The funny thing about improv is that it is a pretty robust way to create entertainment, as the Mustache Rangers demonstrate. It is entirely possible to have two people sit in two chairs and argue with each other for an hour and create something entertaining. But the moment you start imposing yourself on improv, or trying to control a scene, or trying to fix things in a scene, it just starts falling apart, and then the impulse is going to be to try to fix it some more, and then it just falls apart more until somebody merciful claps their hands and puts and end to the whole tortuous undertaking.

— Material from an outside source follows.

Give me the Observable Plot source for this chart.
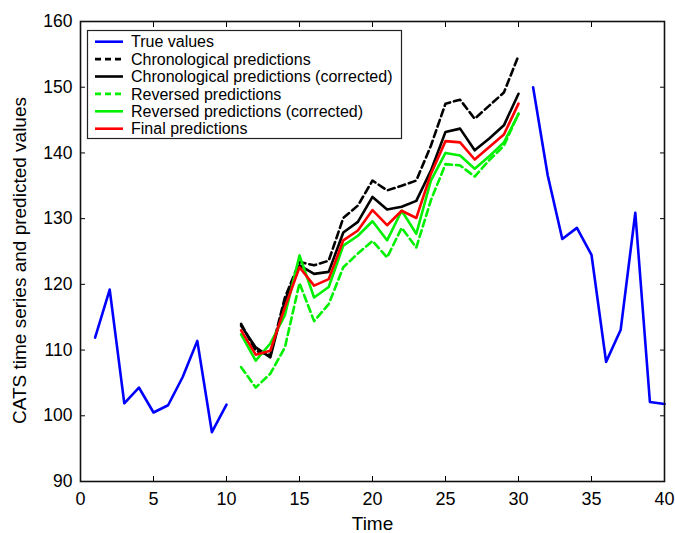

Bernard offers a few pieces of advice about how to just try to enjoy yourself in a scene, no matter how bananas it seems to be going.
 
This book isn't just useful for improvisers. We all know people who are utter spoilsports. They'll spontaneously veto any suggestions that sound like fun, and will wander around parties looking for people who seem to be having too much fun in order to try to throw a wet blanket on them. I'd suggest getting them a copy if this book — it's only $5. They don't need to know why you're giving it to them as a gift. Just tell them it's a picture book about robots.